Hearing the phrase you controlled them when dealing with that particular group disheartens me because some look at that as their greatest success. There is still untapped talent in every child at the middle school level, especially that group. Instead, teachers must continue to seeks to understand those tough children and their situation because everyone is different. Knowing those situations offer insight and paths to meet their needs.

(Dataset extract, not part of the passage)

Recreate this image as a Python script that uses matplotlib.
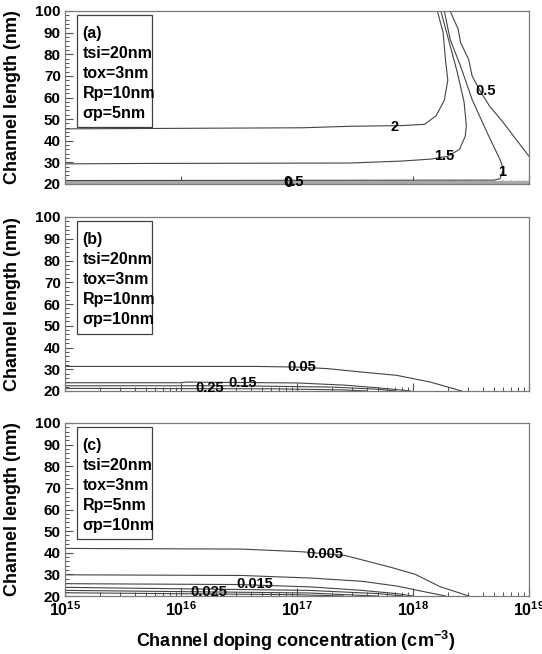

Here is our success story from that group:

  • Amount of time out of class decreased significantly
  • Families are believing in our school as well as school personnel
  • Students know, without a doubt, a trusted adult cares and loves them
  • Other teachers want to do home visits
  • Our school set a 100 Home Visit goal because now it is part of our culture

Here are some of the quantitive parts of that same success story:

  • Challenging group earned double digit increases on state assessment in ELA; it was their highest increase since beginning state assessments in grade 3
  • Grade-level average earned marks above the Maryland state average in ELA
  • Over 90% of those students who we made home visits for increased two or more grade levels in reading as measured by iReady
  • Numerous students improved one and two levels on the state assessment

100 Home Visit Challenge

There is no requirement to visit a child’s home in our district, but it made the difference for me personally. I did not fully grasp the level of poverty of my school community because I never took the time to look outwards enough. Now I have taken colleagues on their first home visit and offered words of encouragement to get them to take a leap of faith to spend more time in our school community.

It taught our students and families we cared for them unconditionally, but it also taught my team how to do extraordinary things for ordinary kids. These relationships were an investment as we reinvented our routines of planning times and challenged our school administration to trust we were doing the best for kids.